Seguono gli Evangelisti rappresentati attraverso i loro simboli innalzati sopra il capo da angeli protesi. In terz’ordine i Profeti, annunciatori della venuta di Cristo; sono sette, rappresentati a due a due, più Davide, il re (coronato), che ha un posto privilegiato appena all’interno dell’arcone.
Negli spicchi a losanga che raccordano la volta con le pareti stanno quattro santi guerrieri, concreti difensori della fede: sono riconoscibili S. Giorgio che schiaccia il drago a destra e a sinistra S. Michele arcangelo, con il demonio sotto i suoi piedi.
Il tema centrale dell’iconografia si doveva riferire a episodi fondamentali della vita di Cristo. Qui la committenza scelse la nascita di Gesù, con l’Adorazione dei Pastori e l’Adorazione dei Magi, raffigurati rispettivamente nella lunetta grande di sinistra e in quella di destra, dove Gianfrancesco raggiunge uno dei momenti pittorici più belli di tutto il ciclo, adattando con sapienza modi più realistici alla rappresentazione dei Pastori e modi più “cortesi” alla raffigurazione dei Magi.
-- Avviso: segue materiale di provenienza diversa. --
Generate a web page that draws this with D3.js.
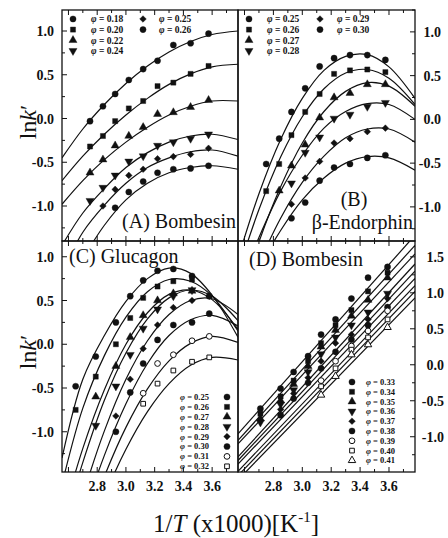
<!DOCTYPE html>
<html>
<head>
<meta charset="utf-8">
<script src="https://cdn.jsdelivr.net/npm/d3@7"></script>
<style>
  html, body { margin: 0; padding: 0; background: #fff; }
  svg { display: block; }
  text { font-family: "Liberation Serif", "Times New Roman", serif; fill: #111; }
</style>
</head>
<body>
<svg id="chart" width="448" height="538"></svg>
<script>
// ---------- shared axis values ----------
const xDomain = [2.555, 3.78];
const xTickLabels = [2.8, 3.0, 3.2, 3.4, 3.6];
const yTickLabelsAB = [-1.0, -0.5, 0.0, 0.5, 1.0];
const yTickLabelsC = [-1.0, -0.5, 0.0, 0.5, 1.0];
const yTickLabelsD = [-1.0, -0.5, 0.0, 0.5, 1.0, 1.5];

// grid of 1/T values at which the fitted curves are sampled
const fitGrid = [2.555, 2.7, 2.85, 3.0, 3.15, 3.3, 3.45, 3.6, 3.78];

// ---------- (A) Bombesin ----------
const phiA = ["0.18", "0.20", "0.22", "0.24", "0.25", "0.26"];
const markA = ["circle", "square", "triangle", "triangleDown", "diamond", "circle"];
const invTA = [2.75, 2.84, 2.925, 3.02, 3.12, 3.22, 3.33, 3.45, 3.575];
const lnkA = [
  [-0.03, 0.14, 0.28, 0.44, 0.565, 0.66, 0.84, 0.86, 0.97],
  [-0.32, -0.20, -0.03, 0.115, 0.20, 0.37, 0.41, 0.51, 0.60],
  [-0.62, -0.47, -0.31, -0.20, -0.10, 0.05, 0.07, 0.13, 0.21],
  [-0.94, -0.79, -0.65, -0.49, -0.43, -0.31, -0.27, -0.23, -0.18],
  [null, -1.00, -0.81, -0.65, -0.58, -0.46, -0.435, -0.41, -0.34],
  [null, null, -1.02, -0.84, -0.72, -0.62, -0.58, -0.57, -0.54]
];
const fitA = [
  [-0.45, -0.12, 0.16, 0.40, 0.60, 0.76, 0.88, 0.96, 1.00],
  [-0.71, -0.43, -0.18, 0.04, 0.23, 0.39, 0.51, 0.59, 0.62],
  [-0.98, -0.71, -0.47, -0.27, -0.10, 0.04, 0.14, 0.20, 0.20],
  [-1.45, -1.08, -0.80, -0.56, -0.39, -0.27, -0.20, -0.18, -0.24],
  [-1.75, -1.30, -0.99, -0.74, -0.56, -0.45, -0.38, -0.36, -0.43],
  [-2.00, -1.60, -1.22, -0.93, -0.74, -0.62, -0.56, -0.54, -0.58]
];

// ---------- (B) beta-Endorphin ----------
const phiB = ["0.25", "0.26", "0.27", "0.28", "0.29", "0.30"];
const markB = ["circle", "square", "triangle", "triangleDown", "diamond", "circle"];
const invTB = [2.75, 2.84, 2.925, 3.02, 3.12, 3.22, 3.33, 3.45, 3.575];
const lnkB = [
  [-0.51, -0.22, 0.085, 0.355, 0.605, 0.70, 0.735, 0.735, 0.68],
  [-0.82, -0.51, -0.18, 0.085, 0.29, 0.52, 0.56, 0.57, 0.54],
  [null, -0.815, -0.53, -0.29, 0.02, 0.25, 0.30, 0.40, 0.40],
  [null, null, -0.73, -0.38, -0.205, 0.01, 0.055, 0.145, 0.19],
  [null, null, -0.97, -0.67, -0.48, -0.27, -0.22, -0.14, -0.10],
  [null, null, -1.13, -0.95, -0.70, -0.55, -0.51, -0.44, -0.41]
];
const fitB = [
  [-1.59, -0.85, -0.23, 0.24, 0.56, 0.72, 0.74, 0.60, 0.24],
  [-1.74, -1.03, -0.43, 0.03, 0.35, 0.53, 0.57, 0.47, 0.17],
  [-2.15, -1.40, -0.77, -0.27, 0.09, 0.32, 0.42, 0.38, 0.15],
  [-1.95, -1.35, -0.82, -0.41, -0.10, 0.09, 0.18, 0.17, 0.00],
  [-2.24, -1.65, -1.13, -0.72, -0.42, -0.21, -0.11, -0.11, -0.26],
  [-2.21, -1.70, -1.27, -0.92, -0.67, -0.50, -0.425, -0.44, -0.58]
];

// ---------- (C) Glucagon ----------
const phiC = ["0.25", "0.26", "0.27", "0.28", "0.29", "0.30", "0.31", "0.32"];
const markC = ["circle", "square", "triangle", "triangleDown", "diamond", "circle", "openCircle", "openSquare"];
const invTC = [2.65, 2.79, 2.93, 3.03, 3.12, 3.22, 3.33, 3.46, 3.58];
const lnkC = [
  [-0.48, -0.14, 0.25, 0.55, 0.73, 0.84, 0.86, 0.78, 0.55],
  [-0.75, -0.37, 0.00, 0.30, 0.53, 0.66, 0.72, 0.74, null],
  [null, -0.60, -0.25, 0.08, 0.33, 0.50, 0.58, 0.61, null],
  [null, -0.93, -0.48, -0.12, 0.18, 0.40, 0.55, 0.62, null],
  [null, null, -0.82, -0.40, -0.05, 0.22, 0.42, 0.50, 0.55],
  [null, null, -1.00, -0.55, -0.22, 0.05, 0.22, 0.25, 0.35],
  [null, null, null, null, -0.56, -0.22, -0.12, 0.04, 0.09],
  [null, null, null, null, -0.68, -0.45, -0.30, -0.20, -0.15]
];
const fitC = [
  [-1.30, -0.40, 0.10, 0.49, 0.75, 0.87, 0.81, 0.56, 0.08],
  [-1.60, -0.73, -0.13, 0.31, 0.60, 0.74, 0.72, 0.55, 0.15],
  [-2.00, -1.19, -0.52, 0.00, 0.36, 0.57, 0.62, 0.51, 0.17],
  [-2.16, -1.35, -0.64, -0.10, 0.29, 0.53, 0.62, 0.55, 0.27],
  [-2.57, -1.73, -0.99, -0.40, 0.04, 0.34, 0.50, 0.52, 0.34],
  [-2.82, -1.99, -1.27, -0.68, -0.22, 0.10, 0.28, 0.33, 0.21],
  [-2.97, -2.19, -1.51, -0.95, -0.51, -0.19, 0.01, 0.09, 0.02],
  [-3.14, -2.40, -1.74, -1.20, -0.77, -0.45, -0.24, -0.15, -0.18]
];

// ---------- (D) Bombesin, linear region ----------
const phiD = ["0.33", "0.34", "0.35", "0.36", "0.37", "0.38", "0.39", "0.40", "0.41"];
const markD = ["circle", "square", "triangle", "triangleDown", "diamond", "circle", "openCircle", "openSquare", "openTriangle"];
const invTD = [2.71, 2.85, 2.94, 3.04, 3.13, 3.23, 3.34, 3.455, 3.59];
const lnkD = [
  [-0.61, -0.33, -0.10, 0.12, 0.42, 0.63, 0.92, 1.21, 1.36],
  [-0.68, -0.44, -0.22, 0.05, 0.30, 0.55, 0.76, 1.02, 1.28],
  [-0.75, -0.50, -0.27, -0.02, 0.25, 0.48, 0.68, 0.90, 1.21],
  [-0.80, -0.55, -0.35, -0.10, 0.15, 0.38, 0.55, 0.73, 0.99],
  [null, -0.62, -0.40, -0.18, 0.05, 0.30, 0.42, 0.63, 0.92],
  [null, -0.70, -0.47, -0.25, -0.05, 0.18, 0.35, 0.55, 0.80],
  [null, null, null, null, -0.22, 0.05, 0.26, 0.47, 0.75],
  [null, null, null, null, -0.30, -0.05, 0.21, 0.38, 0.63],
  [null, null, null, null, -0.42, -0.16, 0.14, 0.28, 0.52]
];
// straight-line fits: lnk' at the left and right ends of the 1/T range
const fitEndsD = [2.555, 3.78];
const fitD = [
  [-0.96, 1.80],
  [-1.05, 1.66],
  [-1.10, 1.54],
  [-1.28, 1.40],
  [-1.33, 1.30],
  [-1.38, 1.20],
  [-1.48, 1.10],
  [-1.54, 1.02],
  [-1.60, 0.93]
];

// ---------- drawing ----------
const svg = d3.select("#chart");

const panels = [
  { key: "A", left: 62, right: 238, top: 10, bottom: 241, yDomain: [-1.40, 1.24], side: "left", labelX: 54,
    ticks: yTickLabelsAB, cols: invTA, vals: lnkA, marks: markA, fitX: fitGrid, fit: fitA, smooth: true },
  { key: "B", left: 238, right: 415, top: 10, bottom: 241, yDomain: [-1.39, 1.25], side: "right", labelX: 441,
    ticks: yTickLabelsAB, cols: invTB, vals: lnkB, marks: markB, fitX: fitGrid, fit: fitB, smooth: true },
  { key: "C", left: 62, right: 238, top: 241, bottom: 472, yDomain: [-1.46, 1.18], side: "left", labelX: 54,
    ticks: yTickLabelsC, cols: invTC, vals: lnkC, marks: markC, fitX: fitGrid, fit: fitC, smooth: true },
  { key: "D", left: 238, right: 415, top: 241, bottom: 472, yDomain: [-1.49, 1.72], side: "right", labelX: 444,
    ticks: yTickLabelsD, cols: invTD, vals: lnkD, marks: markD, fitX: fitEndsD, fit: fitD, smooth: false }
];

function drawMarker(g, type, cx, cy) {
  const open = type.startsWith("open");
  const base = open ? type.slice(4).toLowerCase() : type;
  let sym, size, rot = 0;
  if (base === "circle") { sym = d3.symbolCircle; size = open ? 26 : 30; }
  else if (base === "square") { sym = d3.symbolSquare; size = open ? 22 : 26; }
  else if (base === "triangle") { sym = d3.symbolTriangle; size = open ? 24 : 28; }
  else if (base === "triangleDown") { sym = d3.symbolTriangle; size = 28; rot = 180; }
  else if (base === "diamond") { sym = d3.symbolSquare; size = 22; rot = 45; }
  g.append("path")
    .attr("d", d3.symbol().type(sym).size(size)())
    .attr("transform", `translate(${cx},${cy}) rotate(${rot})`)
    .attr("fill", open ? "#fff" : "#111")
    .attr("stroke", "#111")
    .attr("stroke-width", open ? 1 : 0.4);
}

panels.forEach(p => {
  const x = d3.scaleLinear().domain(xDomain).range([p.left, p.right]);
  const y = d3.scaleLinear().domain(p.yDomain).range([p.bottom, p.top]);
  const g = svg.append("g");

  const clipId = "clip" + p.key;
  svg.append("clipPath").attr("id", clipId)
    .append("rect").attr("x", p.left).attr("y", p.top)
    .attr("width", p.right - p.left).attr("height", p.bottom - p.top);

  const plot = g.append("g").attr("clip-path", `url(#${clipId})`);

  // fitted curves
  const line = d3.line().x(d => x(d[0])).y(d => y(d[1]))
    .curve(p.smooth ? d3.curveCatmullRom.alpha(0.5) : d3.curveLinear);
  p.fit.forEach(f => {
    plot.append("path")
      .datum(p.fitX.map((xv, i) => [xv, f[i]]))
      .attr("d", line)
      .attr("fill", "none")
      .attr("stroke", "#111")
      .attr("stroke-width", 1.2);
  });

  // data points
  p.vals.forEach((row, si) => {
    row.forEach((v, ci) => {
      if (v === null) return;
      drawMarker(plot, p.marks[si], x(p.cols[ci]), y(v));
    });
  });

  // frame
  g.append("rect")
    .attr("x", p.left).attr("y", p.top)
    .attr("width", p.right - p.left).attr("height", p.bottom - p.top)
    .attr("fill", "none").attr("stroke", "#111").attr("stroke-width", 1.3);

  // x ticks (inward, bottom and top)
  const xt = d3.range(26, 38).map(d => d / 10);
  xt.forEach(v => {
    const major = Math.round(v * 10) % 2 === 0;
    const len = major ? 5 : 3;
    g.append("line").attr("x1", x(v)).attr("x2", x(v))
      .attr("y1", p.bottom).attr("y2", p.bottom - len)
      .attr("stroke", "#111").attr("stroke-width", 1);
    g.append("line").attr("x1", x(v)).attr("x2", x(v))
      .attr("y1", p.top).attr("y2", p.top + len)
      .attr("stroke", "#111").attr("stroke-width", 1);
  });

  // y ticks (inward) with labels on the outer side
  const axisX = p.side === "left" ? p.left : p.right;
  const dir = p.side === "left" ? 1 : -1;
  const yMinor = d3.range(Math.ceil(p.yDomain[0] * 4), Math.floor(p.yDomain[1] * 4) + 1).map(d => d / 4);
  yMinor.forEach(v => {
    const major = Math.abs(v * 2 - Math.round(v * 2)) < 1e-6;
    const len = major ? 5 : 3;
    g.append("line").attr("x1", axisX).attr("x2", axisX + dir * len)
      .attr("y1", y(v)).attr("y2", y(v))
      .attr("stroke", "#111").attr("stroke-width", 1);
  });
  p.ticks.forEach(v => {
    g.append("text")
      .attr("x", p.labelX)
      .attr("y", y(v) + 5)
      .attr("text-anchor", "end")
      .attr("font-size", 14).attr("font-weight", "bold")
      .text(v.toFixed(1));
  });

  // x tick labels on the lower panels
  if (p.bottom > 400) {
    xTickLabels.forEach(v => {
      g.append("text")
        .attr("x", x(v)).attr("y", p.bottom + 19)
        .attr("text-anchor", "middle")
        .attr("font-size", 14).attr("font-weight", "bold")
        .text(v.toFixed(1));
    });
  }
});

// ---------- panel titles ----------
const titles = [
  { t: "(A) Bombesin", x: 236, y: 228, anchor: "end" },
  { t: "(B)", x: 354, y: 206, anchor: "middle" },
  { t: "\u03B2-Endorphin", x: 413, y: 229, anchor: "end" },
  { t: "(C) Glucagon", x: 69, y: 263, anchor: "start" },
  { t: "(D) Bombesin", x: 249, y: 266, anchor: "start" }
];
titles.forEach(d => {
  svg.append("text").attr("x", d.x).attr("y", d.y)
    .attr("text-anchor", d.anchor).attr("font-size", 20).text(d.t);
});

// ---------- legends ----------
function legendEntry(mark, phi, sx, tx, cy, fs, anchor) {
  const g = svg.append("g");
  drawMarker(g, mark, sx, cy);
  const t = g.append("text").attr("x", tx).attr("y", cy + fs * 0.35)
    .attr("text-anchor", anchor || "start")
    .attr("font-size", fs).attr("font-weight", "bold");
  t.append("tspan").attr("font-style", "italic").text("\u03C6");
  t.append("tspan").text(" = " + phi);
}
// (A)
[0, 1, 2, 3].forEach(i => legendEntry(markA[i], phiA[i], 73, 91, 19 + i * 10.6, 9.5));
[4, 5].forEach((s, i) => legendEntry(markA[s], phiA[s], 143, 159, 19 + i * 10.6, 9.5));
// (B)
[0, 1, 2, 3].forEach(i => legendEntry(markB[i], phiB[i], 249, 267, 19 + i * 10.6, 9.5));
[4, 5].forEach((s, i) => legendEntry(markB[s], phiB[s], 320, 337, 19 + i * 10.6, 9.5));
// (C)
phiC.forEach((phi, i) => legendEntry(markC[i], phi, 227, 209, 397 + i * 9.9, 8.5, "end"));
// (D)
phiD.forEach((phi, i) => legendEntry(markD[i], phi, 352, 366, 382 + i * 9.8, 8.5));

// ---------- axis titles ----------
function lnkLabel(cx, cy) {
  const t = svg.append("text")
    .attr("transform", `translate(${cx},${cy}) rotate(-90)`)
    .attr("text-anchor", "middle").attr("font-size", 24);
  t.append("tspan").text("ln");
  t.append("tspan").attr("font-style", "italic").text("k");
  t.append("tspan").text("\u2032");
}
lnkLabel(36, 122);
lnkLabel(36, 352);

const xt = svg.append("text").attr("x", 236).attr("y", 532)
  .attr("text-anchor", "middle").attr("font-size", 25);
xt.append("tspan").text("1/");
xt.append("tspan").attr("font-style", "italic").text("T");
xt.append("tspan").text(" (x1000)[K");
xt.append("tspan").attr("font-size", 15).attr("dy", -10).text("-1");
xt.append("tspan").attr("dy", 10).text("]");
</script>
</body>
</html>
Nel registro inferiore del perimetro absidale vengono rappresentati gli Apostoli, compagni di Cristo e raccoglitori diretti della sua Parola, ospitati nel susseguirsi di archeggiature a tutto sesto, che, partendo dalla parete absidale di sinistra, continua sulla parete di fondo e sulla parete di destra. Le figure non sono tutte ben identificabili a causa del deterioramento della pittura, tranne le due di fondo (bellissime e perfettamente conservate perché indenni dallo scialbo subìto dalle altre) nelle quali si ravvisano S. Matteo a sinistra (ma altri dicono S. Giovanni) e S. Bartolomeo a destra. Ancora sulla parete di sinistra una coppia di Angeli affrontati che agitano turiboli, sempre con la bella veste a doppia cinta, protegge la custodia eucaristica (rifatta in tempi moderni).
Al programma teologico della venuta di Cristo portatore di Salvezza si aggiunge la devozione per i Santi, non solo i martiri e le martiri, che in genere sono quelli più popolari, il cui culto, risalente a tempi remoti è radicato nella tradizione, ma anche Santi più recenti come S. Rocco. Sono i santi protettori dai mali del corpo (S. Sebastiano, S. Rocco, S. Biagio, S. Lucia, S. Apollonia) o dai pericoli della vita (S. Nicolò, S. Barbara, S. Orsola, S. Maria Maddalena) e sono distribuiti sulla parete esterna dell’arcone, all’interno dei piedritti e nel sottarco.
Negli sguanci delle finestre a ogiva, riaperte nel 1951-52, rimangono una figura di Santo per parte: a sinistra un vescovo (S. Nicolò o San Gottardo) e a destra S. Girolamo con in mano un modellino di chiesa che la tradizione vuole sia la prima forma della chiesa di S. Nicolò.
Nella lunetta al centro dell’abside, sopra la finestra ad occhio centrale, è raffigurata la Madonna con il Bimbo in braccio. A sinistra e a destra si vedono due Santi cavalieri: S. Giorgio in atto di trafiggere il drago e S. Martino mentre taglia il mantello nel noto episodio di generosità verso il povero.
Le membrature architettoniche, i robusti costoloni, le chiavi di volta (quella centrale dell’abside porta l’effigie della “veronica” con impresso il volto di Cristo) sono sottolineate da cornici dipinte di varia natura, geometriche e floreali, e le riquadrature sono sottolineate da un vivace festone a tralci e viticci geometrizzati, con fiori molto colorati.
Il gusto decorativo riempie ogni spazio e ci fa rimpiangere i tempi in cui la vivezza dei colori e la completezza dell’affresco dovevano dare all’insieme un effetto strabiliante.